## What you have to do
Leave out the pictures and repeat everything else in the records exactly.

## Rows from a dataset of charts and code
▼

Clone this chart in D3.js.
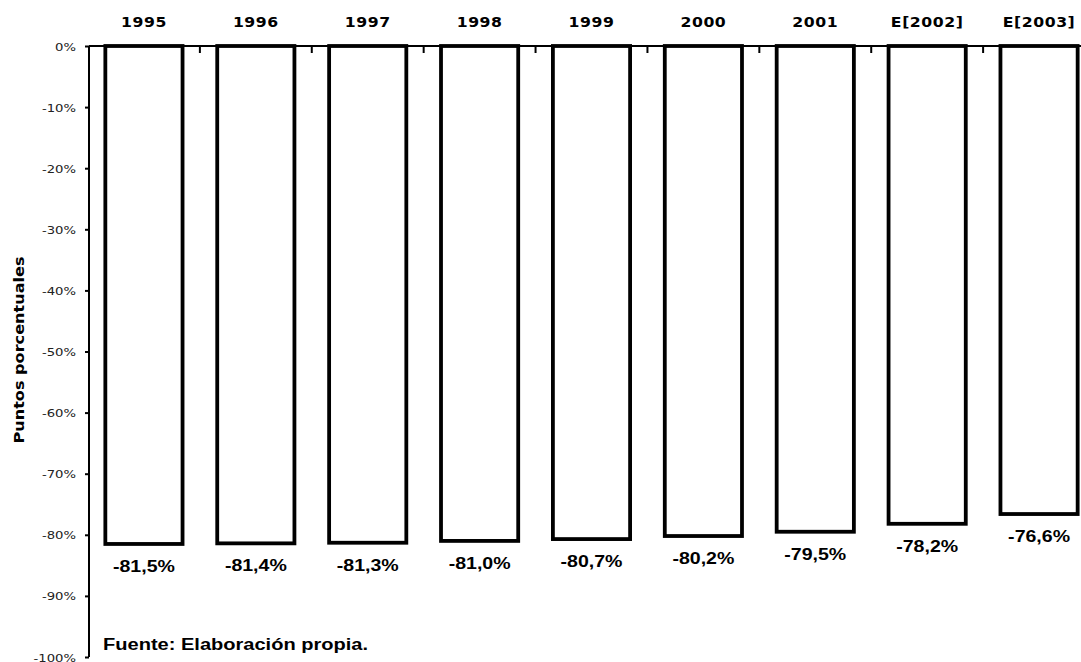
<!DOCTYPE html>
<html><head><meta charset="utf-8">
<script src="https://cdn.jsdelivr.net/npm/d3@7"></script>
<style>
html,body{margin:0;padding:0;background:#fff;overflow:hidden}
svg{display:block}
</style></head>
<body>
<svg id="chart" width="1081" height="662"></svg>
<script>
const categories = ["1995","1996","1997","1998","1999","2000","2001","E[2002]","E[2003]"];
const values = [-81.5,-81.4,-81.3,-81.0,-80.7,-80.2,-79.5,-78.2,-76.6];
const yTicks = [0,-10,-20,-30,-40,-50,-60,-70,-80,-90,-100];
const yTitle = "Puntos porcentuales";
const source = "Fuente: Elaboración propia.";

const svg = d3.select("#chart");
const x = d3.scaleBand().domain(categories).range([88, 1095]).paddingInner(0.31).paddingOuter(0.155);
const y = d3.scaleLinear().domain([0,-100]).range([46, 657]);

// bars
svg.append("g").selectAll("rect").data(values).join("rect")
  .attr("x", (d,i)=>x(categories[i]))
  .attr("y", y(0))
  .attr("width", x.bandwidth())
  .attr("height", d=>y(d)-y(0))
  .attr("fill","#fff").attr("stroke","#000").attr("stroke-width",3.8);

// y axis
const yAxis = svg.append("g").attr("transform","translate(89,0)")
  .call(d3.axisLeft(y).tickValues(yTicks).tickSize(4).tickPadding(0).tickFormat(d=>d+"%"));
yAxis.select(".domain").attr("stroke","#000").attr("stroke-width",2).attr("d","M0,"+y(0)+"V"+y(-100));
yAxis.selectAll(".tick line").attr("stroke","#000").attr("stroke-width",2);
yAxis.selectAll(".tick text").remove();
yAxis.selectAll(".tick").append("text")
  .attr("transform","translate(-13,4) scale(1.2,1)")
  .attr("text-anchor","end")
  .attr("fill","#222")
  .style("font-family","'DejaVu Sans',Verdana,sans-serif")
  .style("font-size","11px")
  .text(d=>d+"%");

// top x axis
const xAxis = svg.append("g").attr("transform","translate(0,"+y(0)+")");
xAxis.append("line").attr("x1",89).attr("x2",1081).attr("y1",0).attr("y2",0)
  .attr("stroke","#000").attr("stroke-width",2);
const step = x.step();
const bounds = categories.map(c=>x(c)-x.paddingOuter()*step+step).slice(0,-1);
xAxis.selectAll("line.tk").data(bounds).join("line").attr("class","tk")
  .attr("x1",d=>d).attr("x2",d=>d).attr("y1",0).attr("y2",7)
  .attr("stroke","#000").attr("stroke-width",2);

svg.append("g").selectAll("text").data(categories).join("text")
  .attr("transform",d=>"translate("+(x(d)+x.bandwidth()/2)+",27) scale(1.12,1)")
  .attr("text-anchor","middle")
  .style("font-family","'DejaVu Sans',Verdana,sans-serif")
  .style("font-weight","bold").style("font-size","14px")
  .style("letter-spacing","0.5px")
  .text(d=>d);

// value labels
svg.append("g").selectAll("text").data(values).join("text")
  .attr("transform",(d,i)=>"translate("+(x(categories[i])+x.bandwidth()/2)+","+(y(d)+28)+") scale(1.15,1)")
  .attr("text-anchor","middle")
  .style("font-family","'Liberation Sans',Arial,sans-serif")
  .style("font-weight","bold").style("font-size","17px")
  .text(d=>d.toFixed(1).replace(".",",")+"%");

// y title
svg.append("text")
  .attr("transform","translate(24,350) rotate(-90) scale(1.15,1)")
  .attr("text-anchor","middle")
  .style("font-family","'DejaVu Sans',Verdana,sans-serif")
  .style("font-weight","bold").style("font-size","14px")
  .text(yTitle);

// source
svg.append("text")
  .attr("transform","translate(103,650) scale(1.18,1)")
  .style("font-family","'Liberation Sans',Arial,sans-serif")
  .style("font-weight","bold").style("font-size","17px")
  .text(source);
</script>
</body></html>
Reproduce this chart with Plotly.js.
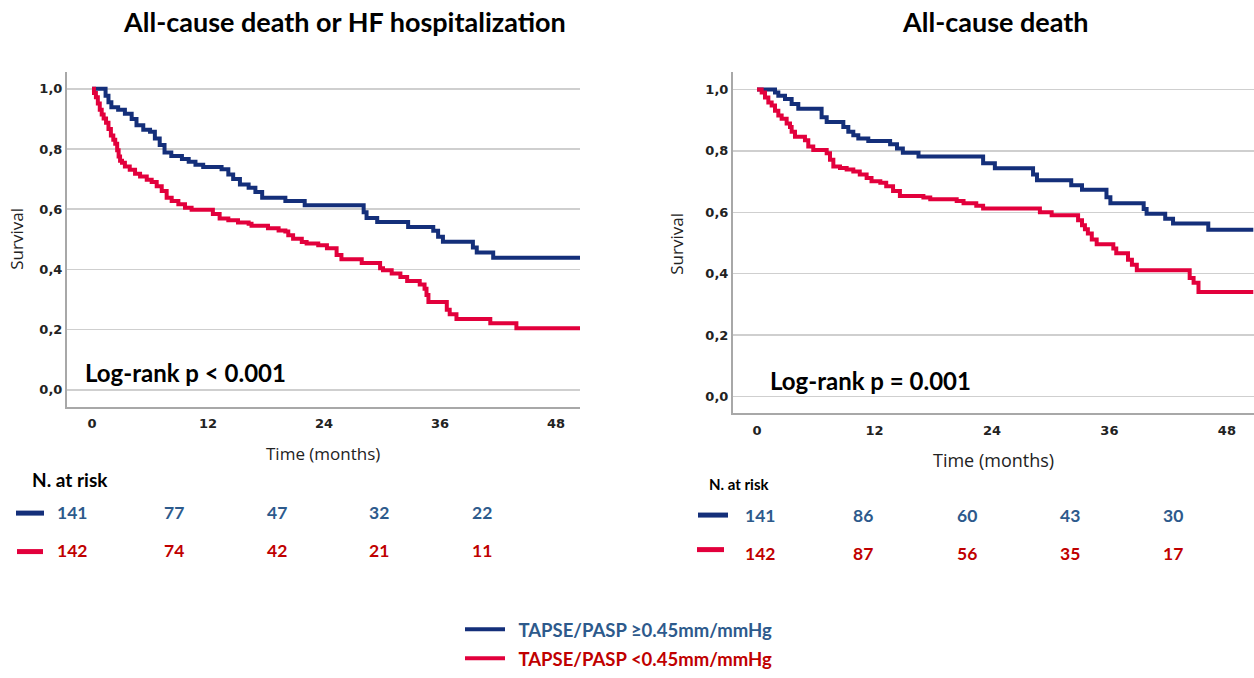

▲

## Finished task
Clone this chart in D3.js.
<!DOCTYPE html>
<html><head><meta charset="utf-8">
<script src="https://cdn.jsdelivr.net/npm/d3@7"></script>
<style>
html,body{margin:0;padding:0;background:#fff;overflow:hidden}
svg{display:block}
</style></head>
<body>
<svg id="chart" width="1081" height="662"></svg>
<script>
const categories = ["1995","1996","1997","1998","1999","2000","2001","E[2002]","E[2003]"];
const values = [-81.5,-81.4,-81.3,-81.0,-80.7,-80.2,-79.5,-78.2,-76.6];
const yTicks = [0,-10,-20,-30,-40,-50,-60,-70,-80,-90,-100];
const yTitle = "Puntos porcentuales";
const source = "Fuente: Elaboración propia.";

const svg = d3.select("#chart");
const x = d3.scaleBand().domain(categories).range([88, 1095]).paddingInner(0.31).paddingOuter(0.155);
const y = d3.scaleLinear().domain([0,-100]).range([46, 657]);

// bars
svg.append("g").selectAll("rect").data(values).join("rect")
  .attr("x", (d,i)=>x(categories[i]))
  .attr("y", y(0))
  .attr("width", x.bandwidth())
  .attr("height", d=>y(d)-y(0))
  .attr("fill","#fff").attr("stroke","#000").attr("stroke-width",3.8);

// y axis
const yAxis = svg.append("g").attr("transform","translate(89,0)")
  .call(d3.axisLeft(y).tickValues(yTicks).tickSize(4).tickPadding(0).tickFormat(d=>d+"%"));
yAxis.select(".domain").attr("stroke","#000").attr("stroke-width",2).attr("d","M0,"+y(0)+"V"+y(-100));
yAxis.selectAll(".tick line").attr("stroke","#000").attr("stroke-width",2);
yAxis.selectAll(".tick text").remove();
yAxis.selectAll(".tick").append("text")
  .attr("transform","translate(-13,4) scale(1.2,1)")
  .attr("text-anchor","end")
  .attr("fill","#222")
  .style("font-family","'DejaVu Sans',Verdana,sans-serif")
  .style("font-size","11px")
  .text(d=>d+"%");

// top x axis
const xAxis = svg.append("g").attr("transform","translate(0,"+y(0)+")");
xAxis.append("line").attr("x1",89).attr("x2",1081).attr("y1",0).attr("y2",0)
  .attr("stroke","#000").attr("stroke-width",2);
const step = x.step();
const bounds = categories.map(c=>x(c)-x.paddingOuter()*step+step).slice(0,-1);
xAxis.selectAll("line.tk").data(bounds).join("line").attr("class","tk")
  .attr("x1",d=>d).attr("x2",d=>d).attr("y1",0).attr("y2",7)
  .attr("stroke","#000").attr("stroke-width",2);

svg.append("g").selectAll("text").data(categories).join("text")
  .attr("transform",d=>"translate("+(x(d)+x.bandwidth()/2)+",27) scale(1.12,1)")
  .attr("text-anchor","middle")
  .style("font-family","'DejaVu Sans',Verdana,sans-serif")
  .style("font-weight","bold").style("font-size","14px")
  .style("letter-spacing","0.5px")
  .text(d=>d);

// value labels
svg.append("g").selectAll("text").data(values).join("text")
  .attr("transform",(d,i)=>"translate("+(x(categories[i])+x.bandwidth()/2)+","+(y(d)+28)+") scale(1.15,1)")
  .attr("text-anchor","middle")
  .style("font-family","'Liberation Sans',Arial,sans-serif")
  .style("font-weight","bold").style("font-size","17px")
  .text(d=>d.toFixed(1).replace(".",",")+"%");

// y title
svg.append("text")
  .attr("transform","translate(24,350) rotate(-90) scale(1.15,1)")
  .attr("text-anchor","middle")
  .style("font-family","'DejaVu Sans',Verdana,sans-serif")
  .style("font-weight","bold").style("font-size","14px")
  .text(yTitle);

// source
svg.append("text")
  .attr("transform","translate(103,650) scale(1.18,1)")
  .style("font-family","'Liberation Sans',Arial,sans-serif")
  .style("font-weight","bold").style("font-size","17px")
  .text(source);
</script>
</body></html>
Reproduce this chart with Plotly.js.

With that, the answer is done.